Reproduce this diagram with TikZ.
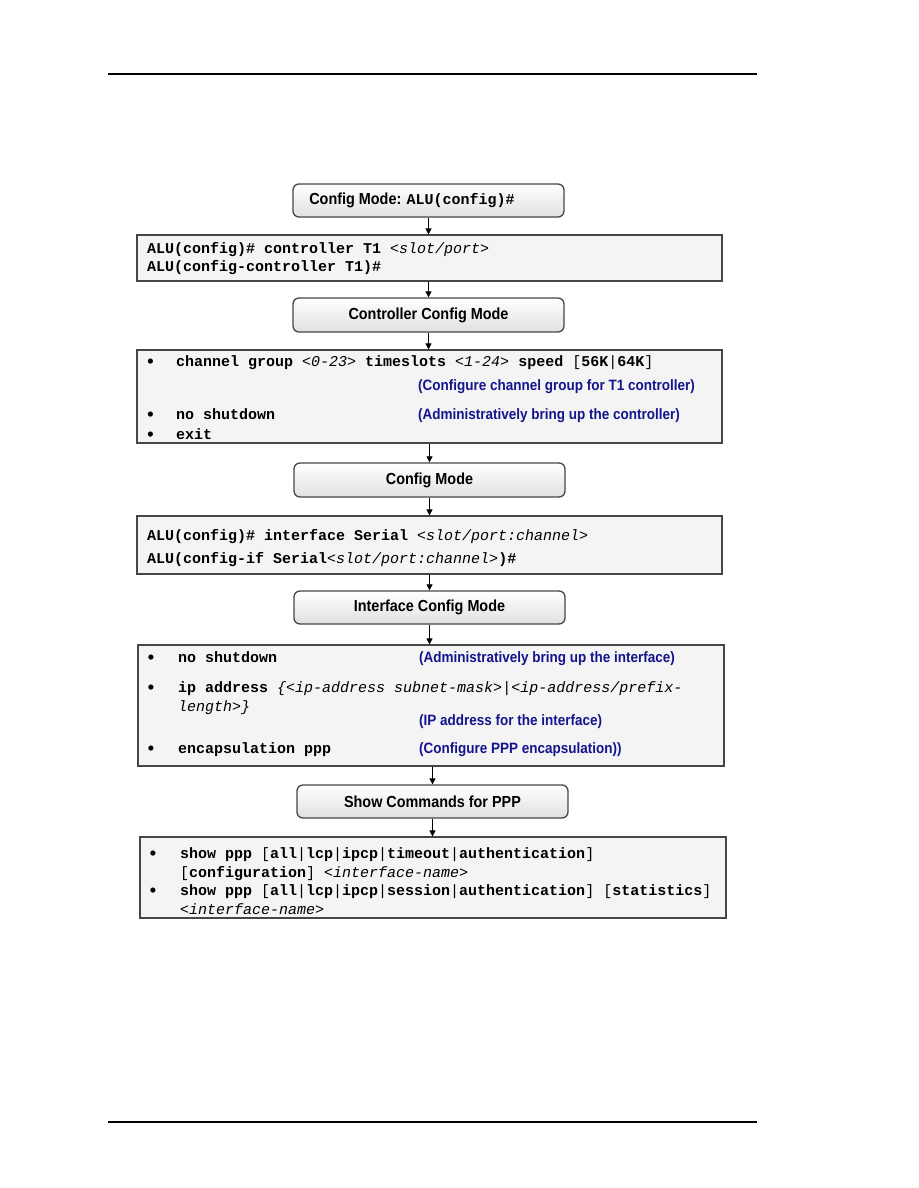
\documentclass[tikz,border=0pt]{standalone}
\usepackage{fontspec}
\setmainfont{Liberation Sans}
\setmonofont{Liberation Mono}
\newfontfamily\narrowsans[FakeStretch=0.9]{Liberation Sans}
\usetikzlibrary{arrows.meta}
\definecolor{notecol}{RGB}{20,20,140}
\definecolor{boxfill}{RGB}{244,244,244}
\definecolor{boxline}{RGB}{70,70,70}
\newcommand\kw[1]{{\bfseries #1}}
\newcommand\ar[1]{{\mdseries\itshape #1}}
\newcommand\pl[1]{{\mdseries #1}}
\tikzset{
  modebox/.style={draw=boxline, line width=1.3pt, rounded corners=6pt, top color=white, bottom color=gray!24, inner sep=0pt, font=\narrowsans\bfseries\fontsize{16}{19}\selectfont},
  modelabel/.style={inner sep=0pt, font=\narrowsans\bfseries\fontsize{16}{19}\selectfont},
  cmdbox/.style={draw=boxline, line width=1.1pt, fill=boxfill, inner sep=0pt},
  cmd/.style={anchor=base west, inner sep=0pt, font=\ttfamily\bfseries\fontsize{15}{18}\selectfont},
  note/.style={anchor=base west, inner sep=0pt, text=notecol, font=\narrowsans\bfseries\fontsize{15}{18}\selectfont},
  dot/.style={anchor=base, inner sep=0pt, font=\bfseries\fontsize{18}{18}\selectfont},
  arr/.style={-{Triangle[length=6pt,width=6pt]}, line width=1pt},
  rule/.style={line width=1.3pt}
}
\begin{document}
\begin{tikzpicture}[x=1pt,y=-1pt]
\useasboundingbox (0,0) rectangle (918,1188);
% page rules
\draw[rule] (108,74) -- (757,74);
\draw[rule] (108,1122) -- (757,1122);

% boxes
\node[modebox, minimum width=271pt, minimum height=33pt] (m1) at (428.5,200.5) {};
\node[modelabel] (l1) at (412,200.5) {Config Mode: {\ttfamily\fontsize{15}{18}\selectfont ALU(config)\#}};
\node[cmdbox, minimum width=585pt, minimum height=46pt] (c2) at (429.5,258) {};
\node[modebox, minimum width=271pt, minimum height=34pt] (m3) at (428.5,315) {Controller Config Mode};
\node[cmdbox, minimum width=585pt, minimum height=93pt] (c4) at (429.5,396.5) {};
\node[modebox, minimum width=271pt, minimum height=34pt] (m5) at (429.5,480) {Config Mode};
\node[cmdbox, minimum width=585pt, minimum height=58pt] (c6) at (429.5,545) {};
\node[modebox, minimum width=271pt, minimum height=33pt] (m7) at (429.5,607.5) {Interface Config Mode};
\node[cmdbox, minimum width=586pt, minimum height=121pt] (c8) at (431,705.5) {};
\node[modebox, minimum width=271pt, minimum height=33pt] (m9) at (432.5,801.5) {Show Commands for PPP};
\node[cmdbox, minimum width=586pt, minimum height=81pt] (c10) at (433,877.5) {};

% connectors
\draw[arr] (m1.south) -- (m1.south |- c2.north);
\draw[arr] (c2.south -| m3.north) -- (m3.north);
\draw[arr] (m3.south) -- (m3.south |- c4.north);
\draw[arr] (c4.south -| m5.north) -- (m5.north);
\draw[arr] (m5.south) -- (m5.south |- c6.north);
\draw[arr] (c6.south -| m7.north) -- (m7.north);
\draw[arr] (m7.south) -- (m7.south |- c8.north);
\draw[arr] (c8.south -| m9.north) -- (m9.north);
\draw[arr] (m9.south) -- (m9.south |- c10.north);

% box 2 text
\node[cmd] (t21) at (147,253) {ALU(config)\# controller T1 \ar{<slot/port>}};
\node[cmd] (t22) at (147,271) {ALU(config-controller T1)\#};

% box 4 text
\node[dot] (d41) at (150.5,367) {•};
\node[cmd] (t41) at (176,366) {channel group \ar{<0-23>} timeslots \ar{<1-24>} speed \pl{[}56K\pl{|}64K\pl{]}};
\node[note] (n41) at (418,390) {(Configure channel group for T1 controller)};
\node[dot] (d42) at (150.5,420) {•};
\node[cmd] (t42) at (176,419) {no shutdown};
\node[note] (n42) at (418,419) {(Administratively bring up the controller)};
\node[dot] (d43) at (150.5,440) {•};
\node[cmd] (t43) at (176,439) {exit};

% box 6 text
\node[cmd] (t61) at (147,540) {ALU(config)\# interface Serial \ar{<slot/port:channel>}};
\node[cmd] (t62) at (147,563) {ALU(config-if Serial\ar{<slot/port:channel>})\#};

% box 8 text
\node[dot] (d81) at (151,663) {•};
\node[cmd] (t81) at (178,662) {no shutdown};
\node[note] (n81) at (419,662) {(Administratively bring up the interface)};
\node[dot] (d82) at (151,693) {•};
\node[cmd] (t82) at (178,692) {ip address \ar{\{<ip-address subnet-mask>}\pl{|}\ar{<ip-address/prefix-}};
\node[cmd] (t83) at (178,711) {\ar{length>\}}};
\node[note] (n82) at (419,725) {(IP address for the interface)};
\node[dot] (d83) at (151,754) {•};
\node[cmd] (t84) at (178,753) {encapsulation ppp};
\node[note] (n83) at (419,753) {(Configure PPP encapsulation))};

% box 10 text
\node[dot] (d101) at (153,859) {•};
\node[cmd] (t101) at (180,858) {show ppp \pl{[}all\pl{|}lcp\pl{|}ipcp\pl{|}timeout\pl{|}authentication\pl{]}};
\node[cmd] (t102) at (180,877) {\pl{[}configuration\pl{]} \ar{<interface-name>}};
\node[dot] (d102) at (153,896) {•};
\node[cmd] (t103) at (180,895) {show ppp \pl{[}all\pl{|}lcp\pl{|}ipcp\pl{|}session\pl{|}authentication\pl{]} \pl{[}statistics\pl{]}};
\node[cmd] (t104) at (180,914) {\ar{<interface-name>}};
\end{tikzpicture}
\end{document}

---+---

Leave out the pictures and copy the rest of the material above exactly.

- _Response_:
Reproduce this diagram with TikZ.
\documentclass[tikz,border=0pt]{standalone}
\usepackage{fontspec}
\setmainfont{Liberation Sans}
\setmonofont{Liberation Mono}
\newfontfamily\narrowsans[FakeStretch=0.9]{Liberation Sans}
\usetikzlibrary{arrows.meta}
\definecolor{notecol}{RGB}{20,20,140}
\definecolor{boxfill}{RGB}{244,244,244}
\definecolor{boxline}{RGB}{70,70,70}
\newcommand\kw[1]{{\bfseries #1}}
\newcommand\ar[1]{{\mdseries\itshape #1}}
\newcommand\pl[1]{{\mdseries #1}}
\tikzset{
  modebox/.style={draw=boxline, line width=1.3pt, rounded corners=6pt, top color=white, bottom color=gray!24, inner sep=0pt, font=\narrowsans\bfseries\fontsize{16}{19}\selectfont},
  modelabel/.style={inner sep=0pt, font=\narrowsans\bfseries\fontsize{16}{19}\selectfont},
  cmdbox/.style={draw=boxline, line width=1.1pt, fill=boxfill, inner sep=0pt},
  cmd/.style={anchor=base west, inner sep=0pt, font=\ttfamily\bfseries\fontsize{15}{18}\selectfont},
  note/.style={anchor=base west, inner sep=0pt, text=notecol, font=\narrowsans\bfseries\fontsize{15}{18}\selectfont},
  dot/.style={anchor=base, inner sep=0pt, font=\bfseries\fontsize{18}{18}\selectfont},
  arr/.style={-{Triangle[length=6pt,width=6pt]}, line width=1pt},
  rule/.style={line width=1.3pt}
}
\begin{document}
\begin{tikzpicture}[x=1pt,y=-1pt]
\useasboundingbox (0,0) rectangle (918,1188);
% page rules
\draw[rule] (108,74) -- (757,74);
\draw[rule] (108,1122) -- (757,1122);

% boxes
\node[modebox, minimum width=271pt, minimum height=33pt] (m1) at (428.5,200.5) {};
\node[modelabel] (l1) at (412,200.5) {Config Mode: {\ttfamily\fontsize{15}{18}\selectfont ALU(config)\#}};
\node[cmdbox, minimum width=585pt, minimum height=46pt] (c2) at (429.5,258) {};
\node[modebox, minimum width=271pt, minimum height=34pt] (m3) at (428.5,315) {Controller Config Mode};
\node[cmdbox, minimum width=585pt, minimum height=93pt] (c4) at (429.5,396.5) {};
\node[modebox, minimum width=271pt, minimum height=34pt] (m5) at (429.5,480) {Config Mode};
\node[cmdbox, minimum width=585pt, minimum height=58pt] (c6) at (429.5,545) {};
\node[modebox, minimum width=271pt, minimum height=33pt] (m7) at (429.5,607.5) {Interface Config Mode};
\node[cmdbox, minimum width=586pt, minimum height=121pt] (c8) at (431,705.5) {};
\node[modebox, minimum width=271pt, minimum height=33pt] (m9) at (432.5,801.5) {Show Commands for PPP};
\node[cmdbox, minimum width=586pt, minimum height=81pt] (c10) at (433,877.5) {};

% connectors
\draw[arr] (m1.south) -- (m1.south |- c2.north);
\draw[arr] (c2.south -| m3.north) -- (m3.north);
\draw[arr] (m3.south) -- (m3.south |- c4.north);
\draw[arr] (c4.south -| m5.north) -- (m5.north);
\draw[arr] (m5.south) -- (m5.south |- c6.north);
\draw[arr] (c6.south -| m7.north) -- (m7.north);
\draw[arr] (m7.south) -- (m7.south |- c8.north);
\draw[arr] (c8.south -| m9.north) -- (m9.north);
\draw[arr] (m9.south) -- (m9.south |- c10.north);

% box 2 text
\node[cmd] (t21) at (147,253) {ALU(config)\# controller T1 \ar{<slot/port>}};
\node[cmd] (t22) at (147,271) {ALU(config-controller T1)\#};

% box 4 text
\node[dot] (d41) at (150.5,367) {•};
\node[cmd] (t41) at (176,366) {channel group \ar{<0-23>} timeslots \ar{<1-24>} speed \pl{[}56K\pl{|}64K\pl{]}};
\node[note] (n41) at (418,390) {(Configure channel group for T1 controller)};
\node[dot] (d42) at (150.5,420) {•};
\node[cmd] (t42) at (176,419) {no shutdown};
\node[note] (n42) at (418,419) {(Administratively bring up the controller)};
\node[dot] (d43) at (150.5,440) {•};
\node[cmd] (t43) at (176,439) {exit};

% box 6 text
\node[cmd] (t61) at (147,540) {ALU(config)\# interface Serial \ar{<slot/port:channel>}};
\node[cmd] (t62) at (147,563) {ALU(config-if Serial\ar{<slot/port:channel>})\#};

% box 8 text
\node[dot] (d81) at (151,663) {•};
\node[cmd] (t81) at (178,662) {no shutdown};
\node[note] (n81) at (419,662) {(Administratively bring up the interface)};
\node[dot] (d82) at (151,693) {•};
\node[cmd] (t82) at (178,692) {ip address \ar{\{<ip-address subnet-mask>}\pl{|}\ar{<ip-address/prefix-}};
\node[cmd] (t83) at (178,711) {\ar{length>\}}};
\node[note] (n82) at (419,725) {(IP address for the interface)};
\node[dot] (d83) at (151,754) {•};
\node[cmd] (t84) at (178,753) {encapsulation ppp};
\node[note] (n83) at (419,753) {(Configure PPP encapsulation))};

% box 10 text
\node[dot] (d101) at (153,859) {•};
\node[cmd] (t101) at (180,858) {show ppp \pl{[}all\pl{|}lcp\pl{|}ipcp\pl{|}timeout\pl{|}authentication\pl{]}};
\node[cmd] (t102) at (180,877) {\pl{[}configuration\pl{]} \ar{<interface-name>}};
\node[dot] (d102) at (153,896) {•};
\node[cmd] (t103) at (180,895) {show ppp \pl{[}all\pl{|}lcp\pl{|}ipcp\pl{|}session\pl{|}authentication\pl{]} \pl{[}statistics\pl{]}};
\node[cmd] (t104) at (180,914) {\ar{<interface-name>}};
\end{tikzpicture}
\end{document}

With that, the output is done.